Let's start with defense. The Gamecocks came in with a great gameplan and executed well in the first half, limiting the ‘Cats to 170 total yards and 10 points. However, the ‘Cats made the halftime adjustments and the Gamecocks had no answer. There seemed to be no adjustments to what Kentucky was doing and the Gamecock defense made them look like the Indianapolis Colts. I would be shocked if we don't see some kind of changes in the secondary or play calling against Vanderbilt.
Offensively, the Gamecocks looked unstoppable in the first half. The moved up and down the field at will and Kentucky could not stop Lattimore. Then Lattimore went down and it went all downhill. After the Lattimore injury the Gamecock offense went down the drain. Prior to the final drive, the Gamecocks had a total of 28 yards and two first downs prior to the final drive. Then there was the fact that you only ran the ball five times total after Lattimore's injury and Kenny Miles was nowhere to be found.
That all could have been forgotten if not for the final sequence of events to end the game. The Gamecocks are moving down the field in a hurry and Gurley has an 18-yard completion down to the Kentucky 20-yard line. He gets out of bounds like all receivers are taught to do in that situation to stop the clock with 11 seconds and the Gamecocks have one timeout remaining. The Gamecocks could go for the end zone, but still have somebody coming across the middle. If the end zone is covered, you dump it off across the middle and call a timeout to give Lanning an easier kick. Instead you waste your final timeout to make sure everyone's on the same page. Why wouldn't everyone be on the same page at that point? You've still got 40 seconds to get everyone on the same page before a delay of game penalty. So now Kentucky knows you have to go to the end zone.
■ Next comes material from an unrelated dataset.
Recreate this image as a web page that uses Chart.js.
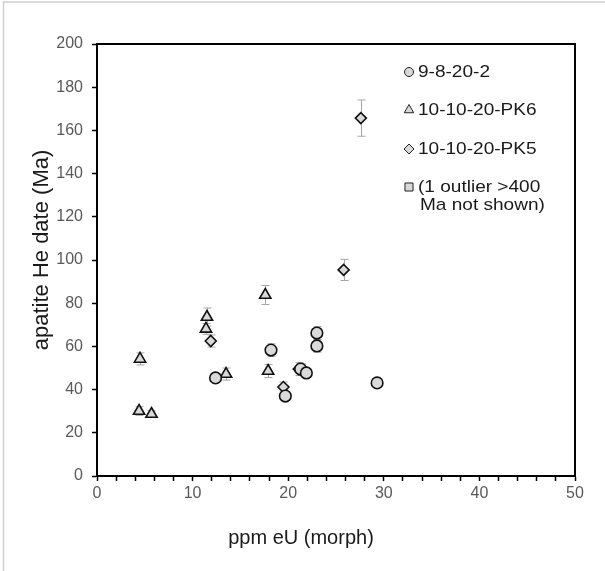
<!DOCTYPE html>
<html>
<head>
<meta charset="utf-8">
<script src="https://cdn.jsdelivr.net/npm/chart.js@4/dist/chart.umd.min.js"></script>
<style>
  html, body { margin: 0; padding: 0; background: #fff; }
  #wrap { width: 605px; height: 571px; }
</style>
</head>
<body>
<div id="wrap"><canvas id="c" width="605" height="571"></canvas></div>
<script>
// --- data ---
const seriesNames = ['9-8-20-2', '10-10-20-PK6', '10-10-20-PK5', '(1 outlier >400|Ma not shown)'];

const s1X = [12.4, 18.2, 19.7, 21.3, 21.9, 23.0, 23.0, 29.3];
const s1Y = [45.4, 58.3, 37.0, 49.5, 47.7, 66.2, 60.2, 43.1];
const s1Err = [1.5, 2.9, 1.5, 2.5, 2.0, 3.0, 2.8, 1.0];

const s2X = [4.5, 4.4, 5.7, 11.5, 11.4, 13.5, 17.6, 17.9];
const s2Y = [54.2, 30.1, 28.7, 73.6, 68.1, 47.2, 83.8, 48.6];
const s2Err = [2.8, 2.0, 1.5, 4.2, 2.5, 2.8, 4.4, 3.0];

const s3X = [11.9, 19.5, 21.1, 25.8, 27.6];
const s3Y = [62.5, 41.2, 49.5, 95.4, 165.7];
const s3Err = [2.8, 2.3, 3.0, 4.9, 8.4];

const xTicks = [0, 10, 20, 30, 40, 50];
const yTicks = [0, 20, 40, 60, 80, 100, 120, 140, 160, 180, 200];

const xTitle = 'ppm eU (morph)';
const yTitle = 'apatite He date (Ma)';

function pts(xs, ys, es) {
  return xs.map((x, i) => ({ x: x, y: ys[i], e: es[i] }));
}

const fill = '#d9d9d9';
const edge = '#111';
const FONT = '"Liberation Sans", Arial, sans-serif';

// error bars drawn behind markers
const errorBars = {
  id: 'errorBars',
  beforeDatasetsDraw(chart) {
    const ctx = chart.ctx;
    const xs = chart.scales.x, ys = chart.scales.y;
    ctx.save();
    ctx.strokeStyle = '#a6a6a6';
    ctx.lineWidth = 1;
    chart.data.datasets.forEach(ds => {
      ds.data.forEach(p => {
        if (!p.e) return;
        const px = Math.round(xs.getPixelForValue(p.x)) + 0.5;
        const top = ys.getPixelForValue(p.y + p.e);
        const bot = ys.getPixelForValue(p.y - p.e);
        ctx.beginPath();
        ctx.moveTo(px, top); ctx.lineTo(px, bot);
        ctx.moveTo(px - 4, top); ctx.lineTo(px + 4, top);
        ctx.moveTo(px - 4, bot); ctx.lineTo(px + 4, bot);
        ctx.stroke();
      });
    });
    ctx.restore();
  }
};

// frame, outer border, axis titles and the legend inside the plot
const extras = {
  id: 'extras',
  afterDraw(chart) {
    const ctx = chart.ctx;
    const a = chart.chartArea;
    ctx.save();
    ctx.strokeStyle = '#000';
    ctx.lineWidth = 2;
    ctx.strokeRect(a.left, a.top, a.right - a.left, a.bottom - a.top);

    ctx.strokeStyle = '#d0d0d0';
    ctx.lineWidth = 1.5;
    ctx.beginPath();
    ctx.moveTo(3.5, 571); ctx.lineTo(3.5, 2); ctx.lineTo(605, 2);
    ctx.stroke();

    // axis titles
    ctx.fillStyle = '#1a1a1a';
    ctx.textAlign = 'center';
    ctx.textBaseline = 'alphabetic';
    ctx.font = '20px ' + FONT;
    ctx.fillText(xTitle, 301, 544);
    ctx.save();
    ctx.translate(48, 250);
    ctx.rotate(-Math.PI / 2);
    ctx.font = '22px ' + FONT;
    ctx.fillText(yTitle, 0, 0);
    ctx.restore();

    // legend
    const styles = ['circle', 'triangle', 'rectRot', 'rect'];
    const radii = [4.5, 5.5, 5, 5.7];
    const rows = [72, 110, 149, 187];
    ctx.font = '17px ' + FONT;
    ctx.textBaseline = 'middle';
    ctx.textAlign = 'left';
    seriesNames.forEach((name, i) => {
      const y = rows[i];
      ctx.fillStyle = fill;
      ctx.strokeStyle = '#222';
      ctx.lineWidth = 1;
      Chart.helpers.drawPoint(ctx, { pointStyle: styles[i], radius: radii[i], borderWidth: 1, rotation: 0 }, 409, y);
      ctx.fillStyle = '#1a1a1a';
      name.split('|').forEach((line, j) => {
        ctx.save();
        ctx.translate(418 + (j ? 2 : 0), y + j * 18);
        ctx.scale(1.12, 1);
        ctx.fillText(line, 0, 0);
        ctx.restore();
      });
    });
    ctx.restore();
  }
};

const tickFont = { family: FONT, size: 16 };

new Chart(document.getElementById('c'), {
  type: 'scatter',
  data: {
    datasets: [
      { label: seriesNames[0], data: pts(s1X, s1Y, s1Err), pointStyle: 'circle', pointRadius: 5.8,
        backgroundColor: fill, borderColor: edge, borderWidth: 1.6 },
      { label: seriesNames[1], data: pts(s2X, s2Y, s2Err), pointStyle: 'triangle', pointRadius: 6.5,
        backgroundColor: fill, borderColor: edge, borderWidth: 1.6 },
      { label: seriesNames[2], data: pts(s3X, s3Y, s3Err), pointStyle: 'rectRot', pointRadius: 5.5,
        backgroundColor: fill, borderColor: edge, borderWidth: 1.6 }
    ]
  },
  options: {
    responsive: false,
    animation: false,
    layout: { padding: { top: 44, right: 30, left: 0, bottom: 0 } },
    plugins: { legend: { display: false }, tooltip: { enabled: false } },
    scales: {
      x: {
        type: 'linear', min: 0, max: 50,
        afterFit(s) { s.height = 95; },
        afterBuildTicks(s) {
          const t = [];
          for (let v = 0; v <= 50; v += 2) t.push({ value: v });
          s.ticks = t;
        },
        ticks: {
          autoSkip: false, maxRotation: 0, padding: 3, color: '#595959', font: tickFont,
          callback: v => (xTicks.includes(v) ? String(v) : '')
        },
        grid: { drawOnChartArea: false, tickLength: 5, tickColor: '#000', tickWidth: 1.5 },
        border: { color: '#000', width: 2 }
      },
      y: {
        type: 'linear', min: 0, max: 200,
        afterFit(s) { s.width = 97; },
        afterBuildTicks(s) { s.ticks = yTicks.map(v => ({ value: v })); },
        ticks: { autoSkip: false, padding: 9, color: '#595959', font: tickFont },
        grid: { drawOnChartArea: false, tickLength: 5, tickColor: '#000', tickWidth: 1.5 },
        border: { color: '#000', width: 2 }
      }
    }
  },
  plugins: [errorBars, extras]
});
</script>
</body>
</html>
Then, there's "the play." It's hard to fault Spurrier for going for the win. You always go for the win on the road. With the way the Kentucky offense was playing and how horrible the Gamecock offense had played had played in the second half, there's a good chance you lose the game in OT anyway. So go ahead and take a shot with a "safe" play. The fade is pretty safe. You know Jeffery is going to be double-teamed. I get that. No offense to Lamar Scruggs, but why? You have two other experienced, big bodies in Tori Gurley and Jason Barnes to throw it up to. If you want to go with speed, you have Sanders on the sidelines. In Scruggs' defense, it wasn't his fault at all. He ran the right route and the ball was underthrown. But it was unfair to put a redshirt freshman with two career catches - including his catch earlier in the game - when you have more experience guys in Gurley and Barnes.
Then throw in two delay of game calls, with one being on the opening play of the game.
All week, the letdown excuse was flying around. You jump on a team 28-10 and that excuse flies out the window. This was just a complete meltdown. The Gamecocks were in position to get some breathing room between themselves and the rest of the SEC East with the Gators' loss to Mississippi State. The Gamecocks are still in good position in the East and has the same lead it had following the Alabama game. However, that does very little to ease the sting of Saturday's loss.